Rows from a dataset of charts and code
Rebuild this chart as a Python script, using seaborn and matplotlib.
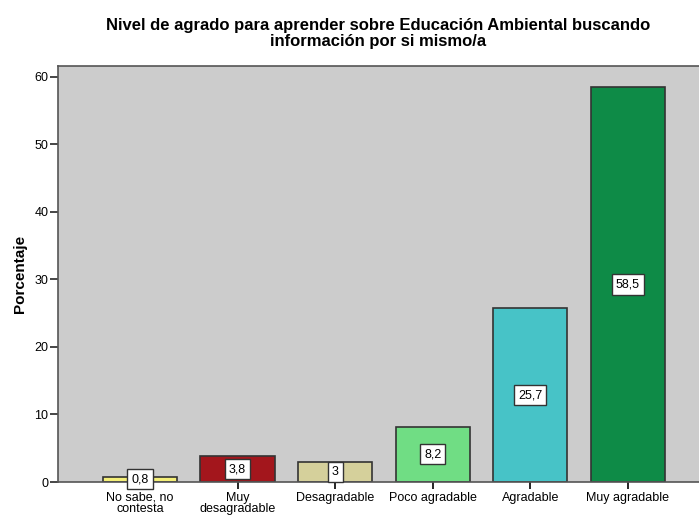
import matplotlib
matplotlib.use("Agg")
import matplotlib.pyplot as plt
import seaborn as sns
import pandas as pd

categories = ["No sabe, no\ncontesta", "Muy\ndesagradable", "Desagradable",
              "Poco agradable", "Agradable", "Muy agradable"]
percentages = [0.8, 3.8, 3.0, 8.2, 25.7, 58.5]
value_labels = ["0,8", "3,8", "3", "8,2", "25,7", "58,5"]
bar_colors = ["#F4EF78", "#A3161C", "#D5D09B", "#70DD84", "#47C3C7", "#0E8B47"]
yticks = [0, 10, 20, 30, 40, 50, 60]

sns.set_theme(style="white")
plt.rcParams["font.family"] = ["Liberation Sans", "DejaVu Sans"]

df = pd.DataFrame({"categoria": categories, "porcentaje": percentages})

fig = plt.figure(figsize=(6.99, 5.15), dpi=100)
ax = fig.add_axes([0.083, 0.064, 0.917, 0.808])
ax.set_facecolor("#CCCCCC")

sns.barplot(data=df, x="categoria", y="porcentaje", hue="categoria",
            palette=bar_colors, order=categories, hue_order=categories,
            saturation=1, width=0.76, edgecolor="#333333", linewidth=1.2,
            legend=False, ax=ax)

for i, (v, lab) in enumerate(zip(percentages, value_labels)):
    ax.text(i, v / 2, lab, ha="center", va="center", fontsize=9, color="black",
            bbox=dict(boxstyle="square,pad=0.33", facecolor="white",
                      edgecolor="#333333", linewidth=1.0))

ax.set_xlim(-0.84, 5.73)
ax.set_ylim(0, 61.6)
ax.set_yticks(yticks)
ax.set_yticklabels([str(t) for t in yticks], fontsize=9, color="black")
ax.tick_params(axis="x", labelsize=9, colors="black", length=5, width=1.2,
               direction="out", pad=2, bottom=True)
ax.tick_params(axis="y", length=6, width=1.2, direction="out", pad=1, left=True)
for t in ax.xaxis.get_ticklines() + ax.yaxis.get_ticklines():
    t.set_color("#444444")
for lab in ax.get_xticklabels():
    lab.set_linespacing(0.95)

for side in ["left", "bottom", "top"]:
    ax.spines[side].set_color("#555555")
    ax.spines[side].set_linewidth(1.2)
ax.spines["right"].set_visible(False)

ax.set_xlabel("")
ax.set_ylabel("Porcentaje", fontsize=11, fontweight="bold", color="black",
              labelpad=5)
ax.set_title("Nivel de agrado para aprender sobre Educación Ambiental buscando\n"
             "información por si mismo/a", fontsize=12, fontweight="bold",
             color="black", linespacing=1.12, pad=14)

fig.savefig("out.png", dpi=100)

---

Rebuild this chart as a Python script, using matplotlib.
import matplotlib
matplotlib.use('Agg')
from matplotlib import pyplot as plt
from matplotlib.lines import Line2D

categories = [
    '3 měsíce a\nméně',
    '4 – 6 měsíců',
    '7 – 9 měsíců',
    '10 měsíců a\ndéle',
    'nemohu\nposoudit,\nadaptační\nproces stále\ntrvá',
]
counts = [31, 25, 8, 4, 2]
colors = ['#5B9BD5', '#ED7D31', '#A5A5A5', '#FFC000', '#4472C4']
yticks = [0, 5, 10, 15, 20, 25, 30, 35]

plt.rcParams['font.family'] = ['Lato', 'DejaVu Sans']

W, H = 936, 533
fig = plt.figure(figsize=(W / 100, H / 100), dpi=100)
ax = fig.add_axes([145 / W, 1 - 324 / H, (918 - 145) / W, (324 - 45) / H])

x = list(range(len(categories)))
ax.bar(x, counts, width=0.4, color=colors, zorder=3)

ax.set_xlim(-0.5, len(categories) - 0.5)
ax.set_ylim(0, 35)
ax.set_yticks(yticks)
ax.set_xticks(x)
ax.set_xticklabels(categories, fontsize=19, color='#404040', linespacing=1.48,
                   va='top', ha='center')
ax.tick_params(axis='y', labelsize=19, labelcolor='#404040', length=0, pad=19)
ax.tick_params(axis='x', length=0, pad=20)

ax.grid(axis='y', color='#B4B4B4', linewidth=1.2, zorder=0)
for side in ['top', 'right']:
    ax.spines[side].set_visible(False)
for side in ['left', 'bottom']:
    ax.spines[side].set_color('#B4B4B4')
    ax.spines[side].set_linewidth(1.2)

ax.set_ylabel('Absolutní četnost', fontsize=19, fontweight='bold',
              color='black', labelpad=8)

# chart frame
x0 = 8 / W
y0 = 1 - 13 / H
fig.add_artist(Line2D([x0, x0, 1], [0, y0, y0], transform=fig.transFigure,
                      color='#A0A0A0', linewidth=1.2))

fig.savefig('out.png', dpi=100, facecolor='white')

◆ **Exercise aim**
Using the data above, set down each line from the line with "Rebuild this chart as a Python script, using seaborn" to the line with "import pandas as pd" exactly, both ends included, and leave the pictures behind. Nothing else belongs.

◆ **Answer to this exercise**
Rebuild this chart as a Python script, using seaborn and matplotlib.
import matplotlib
matplotlib.use("Agg")
import matplotlib.pyplot as plt
import seaborn as sns
import pandas as pd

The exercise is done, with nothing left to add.